Supports multiple 2D editing modalities, including text-driven, image-driven, and style transfer.

Highlights & Insights¶

Simplifying complex 4D editing into a 2D editing task drastically lowers the barrier to dynamic scene editing.
Personalized IP2P can directly learn the editing region from the reference image, bypassing the difficult target tracking in dynamic scenes.
Cross-domain generalization of editing capabilities proves that personalized fine-tuning learns general "editing skills" rather than overfitting to a single scene.

Limitations & Future Work¶

When the reconstruction quality of the dynamic 3D Gaussians is poor (e.g., motion-blurred hands), the edited results will also be blurry.
Adding complex content to empty regions (e.g., adding a bag to a dog) still suffers from multi-view consistency issues.
Future work could employ stronger reconstruction backbones and more powerful foundation diffusion models.
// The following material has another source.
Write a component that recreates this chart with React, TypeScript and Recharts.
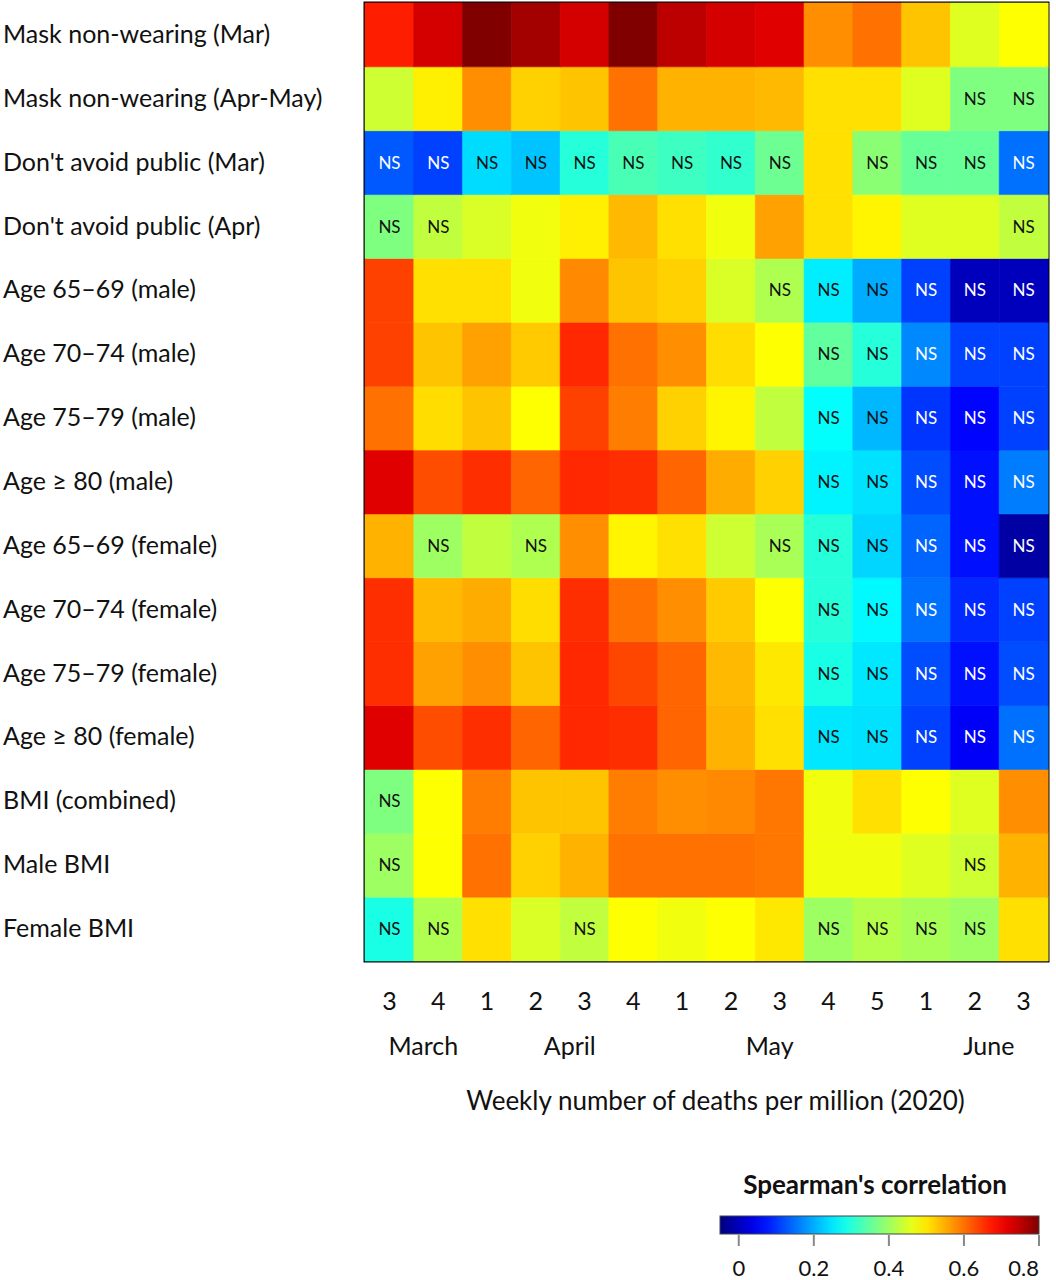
import { BarChart, Bar, XAxis, YAxis, Cell, LabelList, ReferenceArea } from 'recharts'

// week of month along the x axis, month names under the first week shown for each
const weeks = ['3', '4', '1', '2', '3', '4', '1', '2', '3', '4', '5', '1', '2', '3']
const months = ['March', '', '', 'April', '', '', '', '', 'May', '', '', '', 'June', '']

const rowNames = [
  'Mask non-wearing (Mar)',
  'Mask non-wearing (Apr-May)',
  "Don't avoid public (Mar)",
  "Don't avoid public (Apr)",
  'Age 65–69 (male)',
  'Age 70–74 (male)',
  'Age 75–79 (male)',
  'Age ≥ 80 (male)',
  'Age 65–69 (female)',
  'Age 70–74 (female)',
  'Age 75–79 (female)',
  'Age ≥ 80 (female)',
  'BMI (combined)',
  'Male BMI',
  'Female BMI',
]

// Spearman's correlation per week
const maskMar = [0.67, 0.73, 0.8, 0.77, 0.73, 0.8, 0.75, 0.73, 0.72, 0.575, 0.6, 0.53, 0.455, 0.48]
const maskAprMay = [0.44, 0.495, 0.575, 0.52, 0.53, 0.6, 0.545, 0.545, 0.54, 0.507, 0.507, 0.455, 0.375, 0.375]
const avoidMar = [0.13, 0.11, 0.24, 0.22, 0.3, 0.33, 0.32, 0.31, 0.36, 0.507, 0.385, 0.355, 0.355, 0.15]
const avoidApr = [0.375, 0.43, 0.45, 0.47, 0.495, 0.54, 0.507, 0.47, 0.56, 0.507, 0.49, 0.455, 0.455, 0.43]
const m6569 = [0.64, 0.507, 0.507, 0.47, 0.58, 0.53, 0.52, 0.45, 0.415, 0.255, 0.2, 0.11, 0.0, 0.0]
const m7074 = [0.64, 0.53, 0.56, 0.525, 0.66, 0.6, 0.575, 0.51, 0.48, 0.35, 0.3, 0.17, 0.11, 0.11]
const m7579 = [0.6, 0.51, 0.53, 0.48, 0.64, 0.59, 0.52, 0.49, 0.43, 0.27, 0.21, 0.1, 0.06, 0.11]
const m80 = [0.72, 0.63, 0.655, 0.61, 0.66, 0.655, 0.61, 0.55, 0.52, 0.26, 0.245, 0.12, 0.07, 0.16]
const f6569 = [0.545, 0.4, 0.43, 0.415, 0.575, 0.49, 0.507, 0.44, 0.41, 0.3, 0.235, 0.14, 0.07, -0.02]
const f7074 = [0.655, 0.54, 0.55, 0.51, 0.655, 0.6, 0.575, 0.525, 0.48, 0.3, 0.265, 0.15, 0.09, 0.11]
const f7579 = [0.655, 0.56, 0.575, 0.53, 0.66, 0.635, 0.61, 0.54, 0.5, 0.29, 0.25, 0.12, 0.07, 0.12]
const f80 = [0.72, 0.63, 0.655, 0.61, 0.66, 0.655, 0.61, 0.545, 0.507, 0.25, 0.245, 0.11, 0.05, 0.15]
const bmiAll = [0.375, 0.48, 0.59, 0.53, 0.53, 0.59, 0.575, 0.58, 0.595, 0.47, 0.507, 0.48, 0.455, 0.575]
const bmiMale = [0.4, 0.48, 0.6, 0.52, 0.545, 0.6, 0.6, 0.6, 0.595, 0.47, 0.47, 0.455, 0.44, 0.545]
const bmiFemale = [0.29, 0.415, 0.507, 0.45, 0.43, 0.48, 0.47, 0.48, 0.5, 0.4, 0.42, 0.41, 0.4, 0.507]

const values = [maskMar, maskAprMay, avoidMar, avoidApr, m6569, m7074, m7579, m80, f6569, f7074, f7579, f80, bmiAll, bmiMale, bmiFemale]

// 1 = not significant
const notSig = [
  [0, 0, 0, 0, 0, 0, 0, 0, 0, 0, 0, 0, 0, 0],
  [0, 0, 0, 0, 0, 0, 0, 0, 0, 0, 0, 0, 1, 1],
  [1, 1, 1, 1, 1, 1, 1, 1, 1, 0, 1, 1, 1, 1],
  [1, 1, 0, 0, 0, 0, 0, 0, 0, 0, 0, 0, 0, 1],
  [0, 0, 0, 0, 0, 0, 0, 0, 1, 1, 1, 1, 1, 1],
  [0, 0, 0, 0, 0, 0, 0, 0, 0, 1, 1, 1, 1, 1],
  [0, 0, 0, 0, 0, 0, 0, 0, 0, 1, 1, 1, 1, 1],
  [0, 0, 0, 0, 0, 0, 0, 0, 0, 1, 1, 1, 1, 1],
  [0, 1, 0, 1, 0, 0, 0, 0, 1, 1, 1, 1, 1, 1],
  [0, 0, 0, 0, 0, 0, 0, 0, 0, 1, 1, 1, 1, 1],
  [0, 0, 0, 0, 0, 0, 0, 0, 0, 1, 1, 1, 1, 1],
  [0, 0, 0, 0, 0, 0, 0, 0, 0, 1, 1, 1, 1, 1],
  [1, 0, 0, 0, 0, 0, 0, 0, 0, 0, 0, 0, 0, 0],
  [1, 0, 0, 0, 0, 0, 0, 0, 0, 0, 0, 0, 1, 0],
  [1, 1, 0, 0, 1, 0, 0, 0, 0, 1, 1, 1, 1, 0],
]

const legendTicks = [0, 0.2, 0.4, 0.6, 0.8]

const VMIN = -0.05
const VMAX = 0.8
const FONT = 'Lato, "Open Sans", sans-serif'

const clamp = (v: number) => Math.max(0, Math.min(1, v))

function jet(v: number) {
  const t = clamp((v - VMIN) / (VMAX - VMIN))
  const r = clamp(1.5 - Math.abs(4 * t - 3))
  const g = clamp(1.5 - Math.abs(4 * t - 2))
  const b = clamp(1.5 - Math.abs(4 * t - 1))
  return `rgb(${Math.round(r * 255)},${Math.round(g * 255)},${Math.round(b * 255)})`
}

// stacked bars: each row is one unit tall, bottom row first
const rowOrder = values.map((_, i) => values.length - 1 - i)
const tableData = weeks.map((w, c) => {
  const d: Record<string, number | string> = { slot: c, week: w }
  values.forEach((_, r) => {
    d[`r${r}`] = 1
  })
  return d
})
const yTicks = rowNames.map((_, i) => i + 0.5)

const monthShift: Record<string, number> = { March: 34, April: 34, May: -10, June: 14 }

function WeekTick({ x, y, payload }: any) {
  const i = Number(payload.value)
  const m = months[i]
  return (
    <g fontFamily={FONT} fill="#111">
      <text x={x} y={y + 49} textAnchor="middle" fontSize={25}>
        {weeks[i]}
      </text>
      {m && (
        <text x={x + monthShift[m]} y={y + 94} textAnchor="middle" fontSize={25}>
          {m}
        </text>
      )}
    </g>
  )
}

function RowTick({ y, payload }: any) {
  const name = rowNames[Math.round(values.length - 0.5 - payload.value)]
  return (
    <text x={3} y={y} dy={8} textAnchor="start" fontSize={25} fontFamily={FONT} fill="#111">
      {name}
    </text>
  )
}

function nsLabel(row: number) {
  return (props: any) => {
    const { x, y, width, height, index } = props
    if (!notSig[row][index]) return null
    const v = values[row][index]
    return (
      <text
        x={x + width / 2}
        y={y + height / 2}
        dy={6}
        textAnchor="middle"
        fontSize={17}
        fontFamily={FONT}
        fill={v < 0.19 ? '#fff' : '#111'}
      >
        NS
      </text>
    )
  }
}

function ColorBar() {
  const barX = 20
  const barW = 319
  const toX = (v: number) => barX + ((v - VMIN) / (VMAX - VMIN)) * barW
  const stops = Array.from({ length: 21 }, (_, k) => k / 20)
  return (
    <svg width={356} height={120} style={{ position: 'absolute', left: 700, top: 1160 }}>
      <defs>
        <linearGradient id="jetbar" x1="0" x2="1" y1="0" y2="0">
          {stops.map((s) => (
            <stop key={s} offset={s} stopColor={jet(VMIN + s * (VMAX - VMIN))} />
          ))}
        </linearGradient>
      </defs>
      <text x={175} y={34} textAnchor="middle" fontSize={26} fontWeight="bold" fontFamily={FONT} fill="#111">
        Spearman's correlation
      </text>
      <rect x={barX} y={56} width={barW} height={18} fill="url(#jetbar)" stroke="#444" strokeWidth={1} />
      {legendTicks.map((v, i) => (
        <g key={v}>
          <line x1={toX(v)} x2={toX(v)} y1={75} y2={86} stroke="#888" strokeWidth={2} />
          <text
            x={toX(v)}
            y={116}
            textAnchor={i === legendTicks.length - 1 ? 'end' : 'middle'}
            fontSize={22}
            fontFamily={FONT}
            fill="#111"
          >
            {v === 0 ? '0' : v.toFixed(1)}
          </text>
        </g>
      ))}
    </svg>
  )
}

export default function App() {
  return (
    <div style={{ position: 'relative', width: 1056, height: 1280, background: '#fff' }}>
      <style>{'body{margin:0}'}</style>
      <BarChart
        width={1056}
        height={1280}
        data={tableData}
        margin={{ top: 3, right: 8, left: 0, bottom: 169 }}
        barCategoryGap={0}
        barGap={0}
      >
        <XAxis
          dataKey="slot"
          height={150}
          tickLine={false}
          axisLine={false}
          tickSize={0}
          tickMargin={0}
          interval={0}
          tick={<WeekTick />}
          label={{
            value: 'Weekly number of deaths per million (2020)',
            position: 'insideBottom',
            offset: 1,
            dx: 9,
            fontSize: 26,
            fontFamily: FONT,
            fill: '#111',
          }}
        />
        <YAxis
          type="number"
          domain={[0, values.length]}
          ticks={yTicks}
          width={365}
          tickLine={false}
          axisLine={false}
          tick={<RowTick />}
          interval={0}
        />
        {rowOrder.map((r) => (
          <Bar key={r} dataKey={`r${r}`} stackId="h" isAnimationActive={false}>
            {values[r].map((v, c) => (
              <Cell key={c} fill={jet(v)} stroke={jet(v)} strokeWidth={0.6} />
            ))}
            <LabelList dataKey={`r${r}`} content={nsLabel(r)} />
          </Bar>
        ))}
        <ReferenceArea y1={0} y2={values.length} fill="none" stroke="#000" strokeWidth={3} ifOverflow="visible" />
      </BarChart>
      <ColorBar />
    </div>
  )
}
InstructPix2Pix → Fundamental editing capabilities; DreamBooth → Prior Preservation concept
Deformable 3DGS → Dynamic scene representation
Instruct-NeRF2NeRF → Inspiration source for the Iterative Dataset Update strategy

Rating¶

Novelty: ⭐⭐⭐⭐ The paradigm of simplifying dynamic editing into 2D editing is novel, and the personalized fine-tuning strategy is practical.
Experimental Thoroughness: ⭐⭐⭐⭐ Comprehensive qualitative and quantitative comparisons, thorough ablation studies, and convincing cross-domain generalization experiments.
Writing Quality: ⭐⭐⭐⭐ Clear structure with detailed pipeline descriptions.
Value: ⭐⭐⭐⭐ Highly practical, lowering the threshold for dynamic scene editing.